> **Challenge**:
Begin with the first line and repeat exactly through the line containing "(lWhole) at (147,723)"; leave every image out.
--- start ---
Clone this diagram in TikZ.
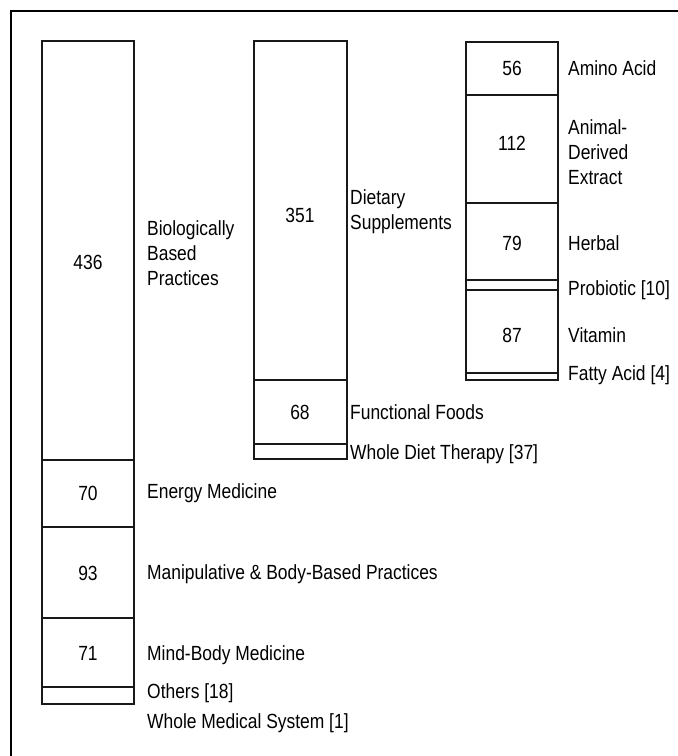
\documentclass[tikz,border=0pt]{standalone}
\usepackage{fontspec}
\setmainfont{Liberation Sans}[FakeStretch=0.85]
\tikzset{
  frame/.style={draw=black,line width=2pt},
  seg/.style={draw=black!90,line width=1.3pt},
  count/.style={font=\fontsize{20.5}{25}\selectfont,inner sep=0pt},
  cat/.style={font=\fontsize{20.5}{25}\selectfont,anchor=west,align=left,inner sep=0pt}
}

\begin{document}
\begin{tikzpicture}[x=1pt,y=-1pt]
  \useasboundingbox (0,0) rectangle (678,756);
  \clip (0,0) rectangle (678,756);
  \draw[frame] (10.5,11) rectangle (700,780);

  % left column
  \foreach \ya/\yb in {41/460,460/527,527/618,618/687,687/704}
    \draw[seg] (42,\ya) rectangle (134,\yb);
  \node[count] (nBio) at (88,262) {436};
  \node[count] (nEnergy) at (88,493) {70};
  \node[count] (nManip) at (88,573) {93};
  \node[count] (nMind) at (88,653) {71};
  \node[cat] (lBio) at (147,253) {Biologically\\Based\\Practices};
  \node[cat] (lEnergy) at (147,493) {Energy Medicine};
  \node[cat] (lManip) at (147,574) {Manipulative \& Body-Based Practices};
  \node[cat] (lMind) at (147,655) {Mind-Body Medicine};
  \node[cat] (lOthers) at (147,693) {Others [18]};
  \node[cat] (lWhole) at (147,723) {Whole Medical System [1]};

  % middle column
  \foreach \ya/\yb in {41/380,380/444,444/459}
    \draw[seg] (254,\ya) rectangle (347,\yb);
  \node[count] (nDiet) at (300,215) {351};
  \node[count] (nFunc) at (300,412) {68};
  \node[cat] (lDiet) at (350,212) {Dietary\\Supplements};
  \node[cat] (lFunc) at (350,412) {Functional Foods};
  \node[cat] (lWDiet) at (350,454) {Whole Diet Therapy [37]};

  % right column
  \foreach \ya/\yb in {42/95,95/203,203/280,280/290,290/373,373/380}
    \draw[seg] (466,\ya) rectangle (558,\yb);
  \node[count] (nAmino) at (512,68) {56};
  \node[count] (nAnimal) at (512,143) {112};
  \node[count] (nHerbal) at (512,243) {79};
  \node[count] (nVitamin) at (512,335) {87};
  \node[cat] (lAmino) at (568,68) {Amino Acid};
  \node[cat] (lAnimal) at (568,152) {Animal-\\Derived\\Extract};
  \node[cat] (lHerbal) at (568,243) {Herbal};
  \node[cat] (lProb) at (568,290) {Probiotic [10]};
  \node[cat] (lVitamin) at (568,335) {Vitamin};
  \node[cat] (lFatty) at (568,375) {Fatty Acid [4]};
\end{tikzpicture}
\end{document}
--- end ---
> **Solution to this problem**:
Clone this diagram in TikZ.
\documentclass[tikz,border=0pt]{standalone}
\usepackage{fontspec}
\setmainfont{Liberation Sans}[FakeStretch=0.85]
\tikzset{
  frame/.style={draw=black,line width=2pt},
  seg/.style={draw=black!90,line width=1.3pt},
  count/.style={font=\fontsize{20.5}{25}\selectfont,inner sep=0pt},
  cat/.style={font=\fontsize{20.5}{25}\selectfont,anchor=west,align=left,inner sep=0pt}
}

\begin{document}
\begin{tikzpicture}[x=1pt,y=-1pt]
  \useasboundingbox (0,0) rectangle (678,756);
  \clip (0,0) rectangle (678,756);
  \draw[frame] (10.5,11) rectangle (700,780);

  % left column
  \foreach \ya/\yb in {41/460,460/527,527/618,618/687,687/704}
    \draw[seg] (42,\ya) rectangle (134,\yb);
  \node[count] (nBio) at (88,262) {436};
  \node[count] (nEnergy) at (88,493) {70};
  \node[count] (nManip) at (88,573) {93};
  \node[count] (nMind) at (88,653) {71};
  \node[cat] (lBio) at (147,253) {Biologically\\Based\\Practices};
  \node[cat] (lEnergy) at (147,493) {Energy Medicine};
  \node[cat] (lManip) at (147,574) {Manipulative \& Body-Based Practices};
  \node[cat] (lMind) at (147,655) {Mind-Body Medicine};
  \node[cat] (lOthers) at (147,693) {Others [18]};
  \node[cat] (lWhole) at (147,723) {Whole Medical System [1]};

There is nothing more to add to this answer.